The greasy slime that changed the world

There are just a handful of inventions in human history that can claim to have transformed the world. The printing press, movable type, mass production. Among them must be the marriage of petroleum and the combustion engine.

In the mid 1800s the northwest of Pennsylvania was a rugged and inhospitable place. Hardy souls worked lumber down the Allegheny River and others found a living in saw mills and poor farms. Even the water didn’t come easy – it was always covered in a greasy film. When you cleaned it you could burn the scum in a lamp but that hardly seemed like much comfort.

In typical American fashion, entrepreneurial sorts bottled this ‘rock-oil’ and sold it along with snake-oil as a patent medicine. But the revolution was triggered when the Pennsylvania Rock Oil Company sent a sample to Yale University for analysis.

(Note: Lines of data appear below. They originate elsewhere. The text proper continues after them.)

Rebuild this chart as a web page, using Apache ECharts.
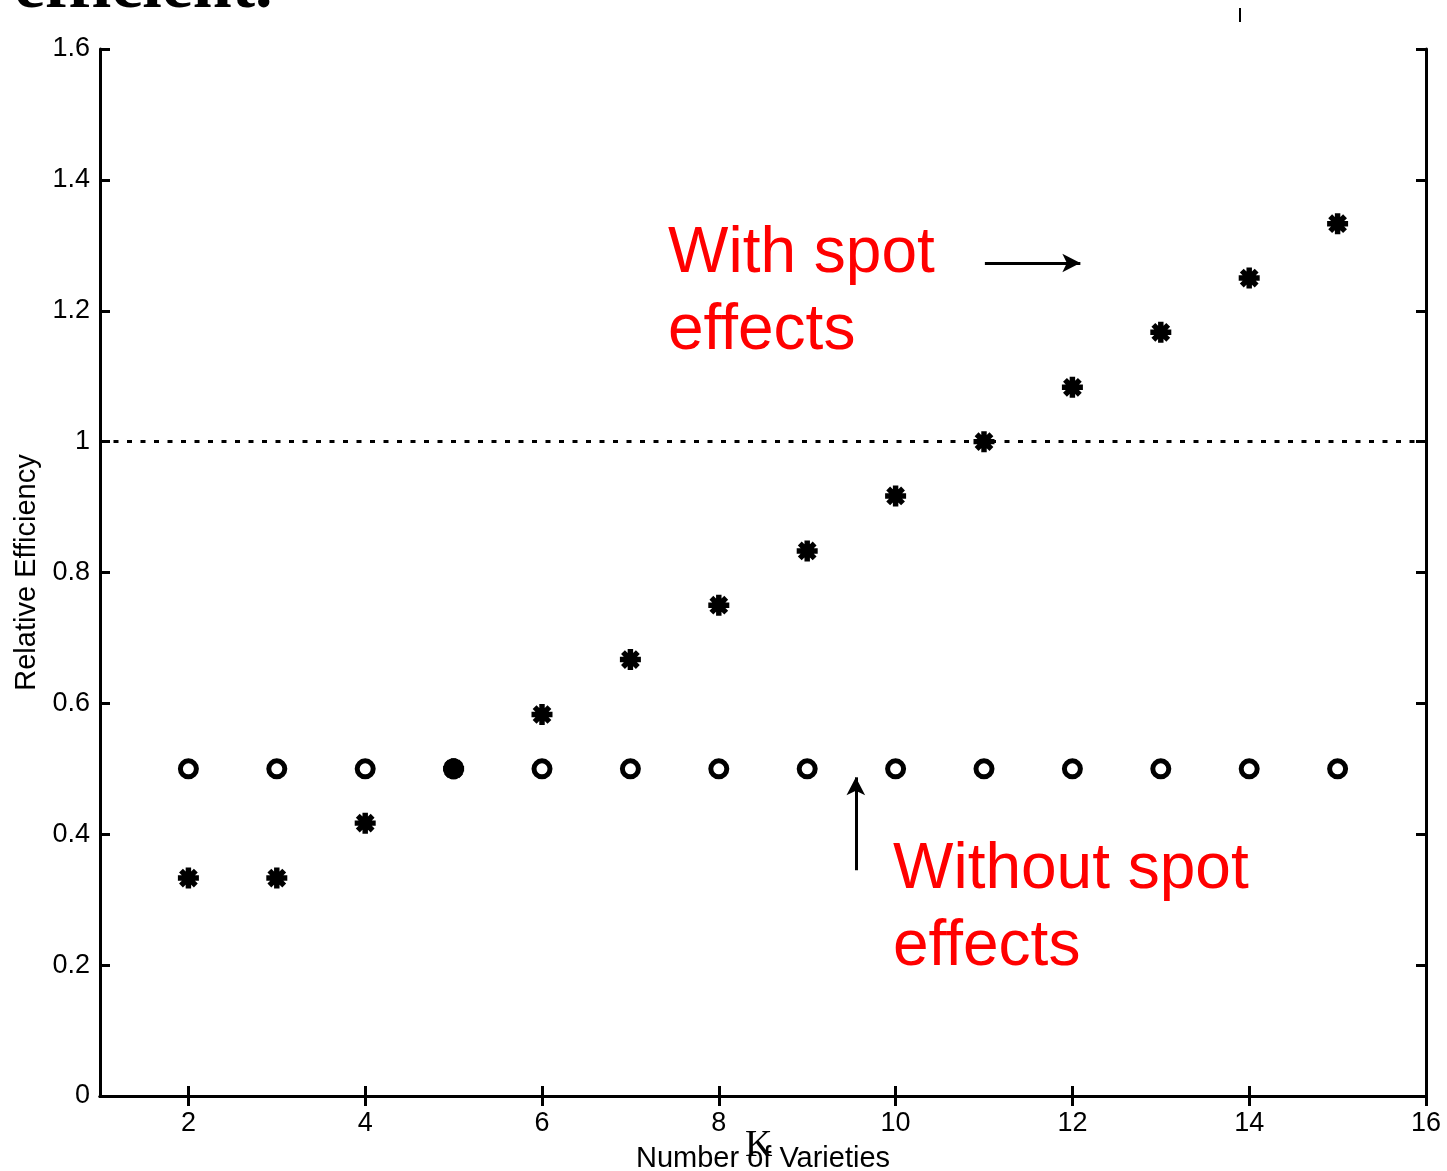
<!DOCTYPE html>
<html>
<head>
<meta charset="utf-8">
<script src="https://cdn.jsdelivr.net/npm/echarts@6/dist/echarts.min.js"></script>
<style>
  html, body { margin: 0; padding: 0; background: #fff; }
  #chartDom { width: 1447px; height: 1171px; }
</style>
</head>
<body>
<div id="chartDom"></div>
<script>
// 数据
const kValues = [2, 3, 4, 5, 6, 7, 8, 9, 10, 11, 12, 13, 14, 15];
const withSpot = [0.333, 0.333, 0.417, 0.5, 0.583, 0.667, 0.75, 0.833, 0.917, 1.0, 1.083, 1.167, 1.25, 1.333];
const withoutSpot = [0.5, 0.5, 0.5, 0.5, 0.5, 0.5, 0.5, 0.5, 0.5, 0.5, 0.5, 0.5, 0.5, 0.5];
const xTickValues = [2, 4, 6, 8, 10, 12, 14, 16];
const refLevel = 1;

// 星号形状: 4 rotated bars (nonzero fill -> union)
let starPath = 'path://';
for (let i = 0; i < 4; i++) {
  const a = (Math.PI * i) / 4;
  const c = Math.cos(a), s = Math.sin(a);
  const L = 10, W = 2.6;
  const pts = [[-L, -W], [L, -W], [L, W], [-L, W]].map(p =>
    [(10 + p[0] * c - p[1] * s).toFixed(2), (10 + p[0] * s + p[1] * c).toFixed(2)]);
  starPath += 'M' + pts.map(p => p.join(' ')).join('L') + 'Z';
}

const font = 'Liberation Sans, Arial, sans-serif';
const axisLine = { show: true, lineStyle: { color: '#000', width: 3 } };
const axisTick = { show: true, inside: true, length: 10, lineStyle: { color: '#000', width: 3 } };

let myChart = echarts.init(document.getElementById('chartDom'));
myChart.setOption({
  animation: false,
  backgroundColor: '#fff',
  grid: { left: 100, right: 21, top: 49, bottom: 75, containLabel: false, outerBoundsMode: 'none' },
  xAxis: [
    {
      type: 'value', min: 1, max: 16, position: 'bottom',
      axisLine: axisLine,
      axisTick: Object.assign({ customValues: xTickValues }, axisTick),
      axisLabel: { customValues: xTickValues, color: '#000', fontSize: 27, fontFamily: font, margin: 14 },
      splitLine: { show: false },
      name: 'Number of Varieties', nameLocation: 'middle', nameGap: 48,
      nameTextStyle: { color: '#000', fontSize: 29, fontFamily: font }
    },
    {
      type: 'value', min: 1, max: 16, position: 'top',
      axisLine: axisLine,
      axisTick: Object.assign({ customValues: xTickValues }, axisTick),
      axisLabel: { show: false },
      splitLine: { show: false }
    }
  ],
  yAxis: [
    {
      type: 'value', min: 0, max: 1.6, interval: 0.2, position: 'left',
      axisLine: axisLine, axisTick: axisTick,
      axisLabel: { color: '#000', fontSize: 27, fontFamily: font, margin: 10 },
      splitLine: { show: false },
      name: 'Relative Efficiency', nameLocation: 'middle', nameGap: 57,
      nameTextStyle: { color: '#000', fontSize: 29, fontFamily: font }
    },
    {
      type: 'value', min: 0, max: 1.6, interval: 0.2, position: 'right',
      axisLine: axisLine, axisTick: axisTick,
      axisLabel: { show: false },
      splitLine: { show: false }
    }
  ],
  series: [
    {
      name: 'Without spot effects',
      type: 'scatter',
      symbol: 'circle',
      symbolSize: 16,
      itemStyle: { color: '#fff', borderColor: '#000', borderWidth: 5, opacity: 1 },
      data: kValues.map((k, i) => [k, withoutSpot[i]]),
      markLine: {
        silent: true,
        symbol: 'none',
        label: { show: false },
        lineStyle: { color: '#000', width: 3, type: [5, 8.5] },
        data: [{ yAxis: refLevel }]
      }
    },
    {
      name: 'With spot effects',
      type: 'scatter',
      symbol: starPath,
      symbolSize: 21,
      itemStyle: { color: '#000', opacity: 1 },
      data: kValues.map((k, i) => [k, withSpot[i]]),
      markLine: {
        silent: true,
        symbol: ['none', 'arrow'],
        symbolSize: [14, 18],
        label: { show: false },
        lineStyle: { color: '#000', width: 3, type: 'solid' },
        data: [
          [{ coord: [11.01, 1.273] }, { coord: [12.09, 1.273] }],
          [{ coord: [9.55, 0.345] }, { coord: [9.55, 0.487] }]
        ]
      }
    }
  ],
  graphic: [
    { type: 'text', x: 14, y: 24, style: { text: 'efficient.', font: 'bold 70px Liberation Serif, serif', fill: '#000', verticalAlign: 'bottom' } },
    { type: 'line', shape: { x1: 1240, y1: 8, x2: 1240, y2: 22 }, style: { stroke: '#000', lineWidth: 2 } },
    { type: 'text', left: 668, top: 216, style: { text: 'With spot\neffects', font: '64px Liberation Sans, Arial, sans-serif', fill: '#ff0000', lineHeight: 77 } },
    { type: 'text', left: 893, top: 832, style: { text: 'Without spot\neffects', font: '64px Liberation Sans, Arial, sans-serif', fill: '#ff0000', lineHeight: 77 } },
    { type: 'text', left: 745, top: 1127, style: { text: 'K', font: '38px Liberation Serif, serif', fill: '#000' } }
  ]
});
</script>
</body>
</html>
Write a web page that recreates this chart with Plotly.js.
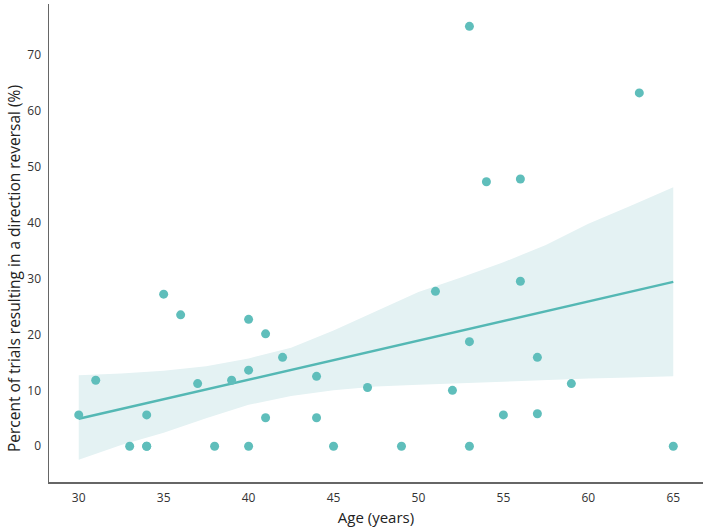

Professer Silliman’s historic report of 1855 showed that rock oil could be easily refined into useful products. Lubricating oil, gas and especially paraffin for lamps could be made cheaply and with little waste given a good supply of this greasy Pennsylvanian slime.

The man credited in popular history with ‘discovering’ oil is Edwin Drake. In 1859 he drilled the first artesian well in Pennsylvania and discovered an abundance of the stuff four hundred feet down. There followed an insane scramble for oil leases. The poor farms in the new oil fields made a million dollars – a staggering amount in the 1860’s.

The industrialising world had an insatiable thirst for oil products and oil fields sprang up across the globe. In the furious competition one man and one company emerged supreme. John D Rockefeller established ‘Standard Oil’ in 1870, initially employing door-to-door salesmen. The market had been chaotic, with quality and price differing from place to place. Rockefeller and his peddlers brought harmonisation. Rockefeller’s lamp oil is credited with banishing darkness from America.

Prone to extremes of business ruthlessness on one hand and Christian philanthropy on the other, Rockefeller wound up being despised and revered in equal measure. There was no doubting his success though. He was the world’s first billionaire and was rich enough in his day to make Bill Gates look poor by comparison. At his height he held 90 per cent of the world’s refineries, 90 per cent of the world’s oil products and a third of the world’s oil wells.

This was just too much. Standard Oil was broken up in 1911 by US anti-trust laws. Its component parts have become household names – Texaco, Exxon, Esso, Mobil and others.

By the 1890s the automobile was beginning to be produced in significant numbers. However the automobile revolution is probably best dated from 1903, when the Ford Motor Company was founded and the first ‘Model A’ produced.

The Model T came along in 1908. Costing a mere $400, the ‘Tin Lizzy’ brought car ownership (just ) into the range of the common man. The average wage at the time was a little over $10 a week. With Tin Lizzies running on Standard Oil the automobile went on to change the world.

Jerrycans of petroleum bought at the chemists could not keep up with the new levels of demand. The shape of things to come first appeared, appropriately enough, in the Pennsylvanian capital of Pittsburgh where in 1913 the first service station was opened.

The Gulf Refining Company installed a pagoda-style shelter with pumps and storage tanks. They opened their doors on 1st December and sold the princely amount of 30 gallons at 27 cents each. It was clear they were on to a winner, though. Sales rose tenfold within days as word spread. Services like free tyre installation, air and water brought custom from far and wide.

In 2013 there are now more than a billion motor vehicles in the world. The technology that so transformed the last century is now a permanent part of our daily lives. The challenges of managing the use of that technology and of finding a cleaner replacement for the greasy slime are the ones that face us now.